Streaming and on Criterion DVD - Shelley Jiang reviews STREET OF SHAME (Kenji Mizoguchi, Japan, 1956)

A compassionate account of women labouring for the men who rely on them or cast out for their work as prostitutes by the men just as likely to visit them. This film seems to lack distinction though. 

Mizoguchi offers a more conventional polished 50’s studio-style work with an obvious exploration of injustice and hypocrisy. The characters’ motivations and psychology are at the centre of every scene, but because of the directness of this focus, the film loses the characteristic breathiness of his earlier work that lent his narratives a feeling of diegetic reticence and poignant realism (the peak of this, in my opinion, being his 1939 masterpiece The Story of the Last Chrysanthemums). 

Something that I think Mizoguchi should really be commended for here is his audacity to portray or suggest the sleaze of the sex involved in prostitution. This element of the reality of a prostitute’s life is almost always (I haven’t seen any examples) left out of this era of Japanese films that depict the hardships of prostitutes -- shame about paid sex usually brought up instead in dialogue in terms of the spiritual and social tragedy in becoming a biddable woman, in losing the virtue of chastity or the appearance of it. But to see Yasumi slide the bedroom door shut with her foot as she energetically takes her client to the mattress, or Miki’s nude back as she steps out of the spa and her client admires her, draws us directly to the original scandal that unjustly affects/influences every character in this film. 
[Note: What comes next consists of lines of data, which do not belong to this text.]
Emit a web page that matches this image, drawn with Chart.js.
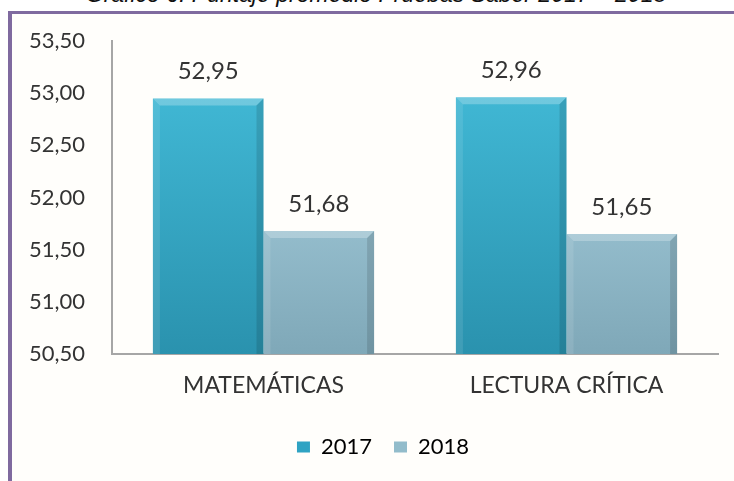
<!DOCTYPE html>
<html>
<head>
<meta charset="utf-8">
<script src="https://cdn.jsdelivr.net/npm/chart.js@4/dist/chart.umd.min.js"></script>
<style>
  html, body { margin: 0; padding: 0; background: #fff; overflow: hidden; }
  #wrap { position: relative; width: 734px; height: 481px; }
  #title {
    position: absolute; left: 0; width: 752px; top: -17px;
    text-align: center; font: italic 23px "Liberation Sans", Arial, sans-serif;
    line-height: 1; color: #111; white-space: nowrap;
  }
  #frame {
    position: absolute; left: 8px; top: 11px; width: 740px; height: 480px;
    border-top: 3px solid #7f6a9f; border-left: 4px solid #7f6a9f;
    background: #fffefb;
  }
  canvas { position: absolute; left: 0; top: 0; }
</style>
</head>
<body>
<div id="wrap">
  <div id="title">Gráfico 6. Puntaje promedio Pruebas Saber 2017 – 2018</div>
  <div id="frame"></div>
  <canvas id="chart" width="734" height="481"></canvas>
</div>
<script>
const categories = ["MATEMÁTICAS", "LECTURA CRÍTICA"];
const years = ["2017", "2018"];
const values2017 = [52.95, 52.96];
const values2018 = [51.68, 51.65];
const yMin = 50.5, yMax = 53.5, yStep = 0.5;

// colores de cada serie: [arriba, abajo, leyenda]
const colors2017 = ["#45bfdc", "#2a92ae", "#2fa3c3"];
const colors2018 = ["#b3dbea", "#7fa8b8", "#92bccb"];

const fmt = v => v.toFixed(2).replace(".", ",");
const FONT = "Lato, 'Open Sans', sans-serif";

function gradientFor(cols) {
    return (ctx) => {
        const chart = ctx.chart;
        const area = chart.chartArea;
        if (!area) return cols[2];
        const g = chart.ctx.createLinearGradient(0, area.top, 0, area.bottom);
        g.addColorStop(0, cols[0]);
        g.addColorStop(1, cols[1]);
        return g;
    };
}

// bisel simple sobre cada barra
const bevelPlugin = {
    id: "bevel",
    afterDatasetsDraw(chart) {
        const ctx = chart.ctx;
        const area = chart.chartArea;
        chart.data.datasets.forEach((ds, i) => {
            chart.getDatasetMeta(i).data.forEach(bar => {
                const l = bar.x - bar.width / 2, r = bar.x + bar.width / 2;
                const t = bar.y, b = Math.min(bar.base, area.bottom), d = 7;
                ctx.save();
                ctx.fillStyle = "rgba(255,255,255,0.25)";
                ctx.beginPath();
                ctx.moveTo(l, t); ctx.lineTo(r, t); ctx.lineTo(r - d, t + d); ctx.lineTo(l + d, t + d);
                ctx.closePath(); ctx.fill();
                ctx.fillStyle = "rgba(0,0,0,0.12)";
                ctx.beginPath();
                ctx.moveTo(r, t); ctx.lineTo(r, b); ctx.lineTo(r - d, b); ctx.lineTo(r - d, t + d);
                ctx.closePath(); ctx.fill();
                ctx.fillStyle = "rgba(255,255,255,0.10)";
                ctx.beginPath();
                ctx.moveTo(l, t); ctx.lineTo(l + d, t + d); ctx.lineTo(l + d, b); ctx.lineTo(l, b);
                ctx.closePath(); ctx.fill();
                ctx.restore();
            });
        });
    }
};

// etiquetas de valor encima de las barras
const valueLabels = {
    id: "valueLabels",
    afterDatasetsDraw(chart) {
        const ctx = chart.ctx;
        ctx.save();
        ctx.font = "24px " + FONT;
        ctx.fillStyle = "#333";
        ctx.textAlign = "center";
        ctx.textBaseline = "middle";
        chart.data.datasets.forEach((ds, i) => {
            chart.getDatasetMeta(i).data.forEach((bar, j) => {
                ctx.fillText(fmt(ds.data[j]), bar.x, bar.y - 27);
            });
        });
        ctx.restore();
    }
};

// la leyenda del original está algo a la derecha del centro
const legendShift = {
    id: "legendShift",
    afterLayout(chart) {
        if (chart.legend) {
            chart.legend.left += 24;
            chart.legend.right += 24;
        }
    }
};

new Chart(document.getElementById("chart"), {
    type: "bar",
    data: {
        labels: categories,
        datasets: [
            { label: years[0], data: values2017, backgroundColor: gradientFor(colors2017), legendColor: colors2017[2] },
            { label: years[1], data: values2018, backgroundColor: gradientFor(colors2018), legendColor: colors2018[2] },
        ],
    },
    options: {
        responsive: false,
        animation: false,
        devicePixelRatio: 1,
        categoryPercentage: 0.73,
        barPercentage: 1,
        layout: { padding: { top: 41, right: 16, left: 0, bottom: 13 } },
        scales: {
            x: {
                grid: { display: false },
                border: { display: true, color: "#a6a6a6", width: 2 },
                ticks: { color: "#333", font: { family: FONT, size: 23 }, padding: 10 },
                afterFit: (s) => { s.height = 60; },
            },
            y: {
                min: yMin, max: yMax,
                grid: { display: false, drawTicks: false },
                border: { display: true, color: "#a6a6a6", width: 2 },
                ticks: {
                    stepSize: yStep, color: "#333", padding: 27,
                    font: { family: FONT, size: 22 },
                    callback: (v) => fmt(v),
                },
                afterFit: (s) => { s.width = 112; },
            },
        },
        plugins: {
            tooltip: { enabled: false },
            legend: {
                position: "bottom",
                labels: {
                    color: "#333", boxWidth: 13, boxHeight: 11, padding: 22,
                    font: { family: FONT, size: 22 },
                    generateLabels: (chart) => chart.data.datasets.map((ds, i) => ({
                        text: ds.label, fillStyle: ds.legendColor, strokeStyle: ds.legendColor,
                        lineWidth: 0, datasetIndex: i, hidden: false,
                    })),
                },
            },
        },
    },
    plugins: [bevelPlugin, valueLabels, legendShift],
});
</script>
</body>
</html>
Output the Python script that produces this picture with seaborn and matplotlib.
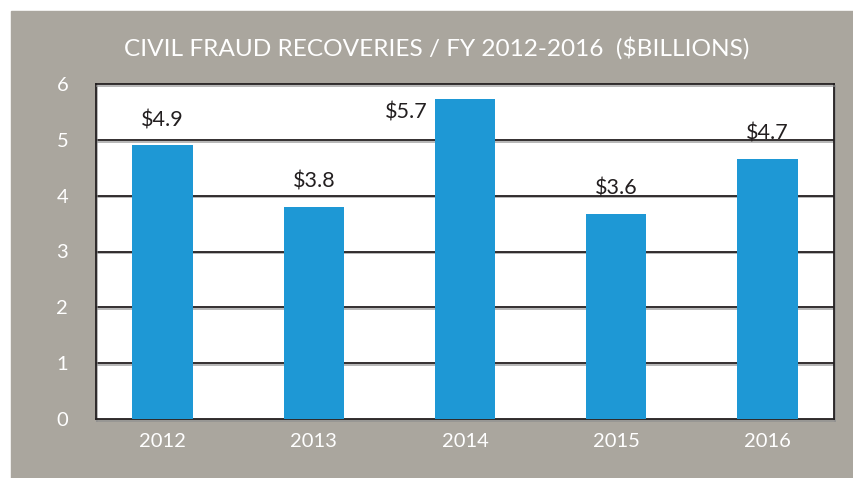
import pandas as pd
import matplotlib
matplotlib.use("Agg")
import matplotlib.pyplot as plt
import matplotlib.patheffects as pe
from matplotlib.patches import Rectangle
import seaborn as sns

years = ["2012", "2013", "2014", "2015", "2016"]
recoveries = [4.9, 3.8, 5.73, 3.68, 4.66]
labels = ["$4.9", "$3.8", "$5.7", "$3.6", "$4.7"]
y_ticks = [0, 1, 2, 3, 4, 5, 6]

df = pd.DataFrame({"Year": years, "Recoveries": recoveries})

bg = "#aaa69e"
bar_color = "#1e98d5"
ink = "#231f20"

sns.set_style("white")
plt.rcParams["font.family"] = ["Lato", "DejaVu Sans"]

fig = plt.figure(figsize=(8.54, 4.78), dpi=100)
fig.patch.set_facecolor("white")
fig.patches.append(Rectangle((11 / 854, 0), 1, 1 - 11 / 478,
                             transform=fig.transFigure, color=bg, zorder=-10))

ax = fig.add_axes([96 / 854, 59 / 478, 738 / 854, 335 / 478])
ax.set_facecolor("white")

sns.barplot(data=df, x="Year", y="Recoveries", color=bar_color,
            width=0.40, saturation=1, linewidth=0, ax=ax, zorder=3)

ax.set_ylim(0, 6)
ax.set_xlim(-0.44, 4.44)
ax.set_yticks(y_ticks)
ax.set_xlabel("")
ax.set_ylabel("")

shadow = [pe.SimpleLineShadow(offset=(0.6, -1.2), shadow_color="#8f8f8f", alpha=0.7),
          pe.Normal()]
for t in y_ticks[1:-1]:
    ax.axhline(t, color=ink, lw=1.3, zorder=2, path_effects=shadow)

for s in ax.spines.values():
    s.set_visible(True)
    s.set_color(ink)
    s.set_linewidth(1.3)
    s.set_path_effects(shadow)

ax.tick_params(axis="both", length=0, colors="white", labelsize=14.5)
ax.tick_params(axis="y", pad=20)
ax.tick_params(axis="x", pad=10)

bar_w = ax.patches[0].get_width()
for i, (val, lab) in enumerate(zip(recoveries, labels)):
    if val > 5.5:
        ax.annotate(lab, (i - bar_w / 2, val), xytext=(-5, -10),
                    textcoords="offset points", ha="right", va="center",
                    fontsize=15.5, color=ink)
    else:
        ax.annotate(lab, (i, val), xytext=(0, 11),
                    textcoords="offset points", ha="center", va="bottom",
                    fontsize=15.5, color=ink)

fig.text(437 / 854, 1 - 48 / 478, "CIVIL FRAUD RECOVERIES / FY 2012-2016  ($BILLIONS)",
         ha="center", va="center", color="white", fontsize=17.6)

fig.savefig("out.png", dpi=100, facecolor=fig.get_facecolor())
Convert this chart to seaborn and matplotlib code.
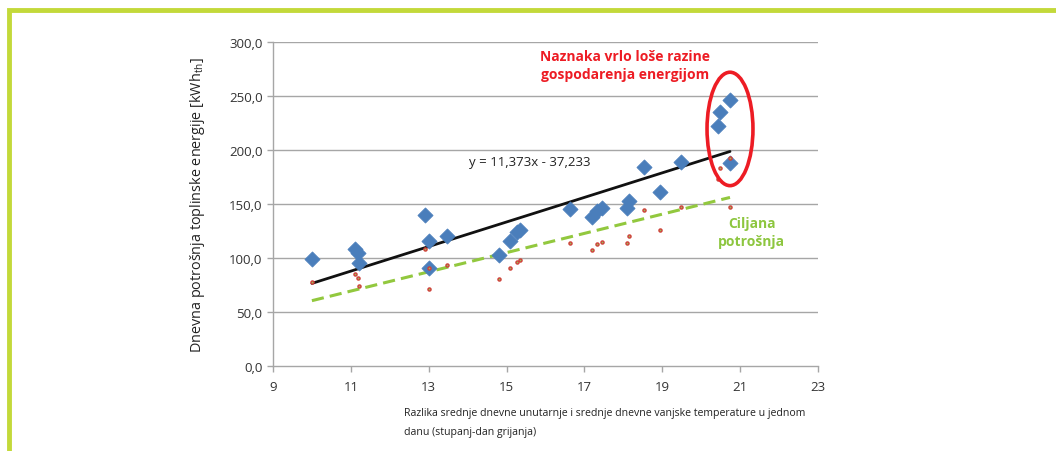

These moments are highly stylised (suggestive jazz music even plays in the scene with Miki), but they nonetheless get closer to a material, physical reality of the women at 'Dreamland', outside of the societal projections of stigma. In these moments, Mizoguchi still manages to stun us in an otherwise (at this late stage in Mizoguchi's career and early 'Golden Age' Japanese cinema) morally predictable take on the virtuous and thankless sacrifices of the early 20th century Japanese sex worker, and the cunning required of poverty-stricken women to escape employment in a brothel.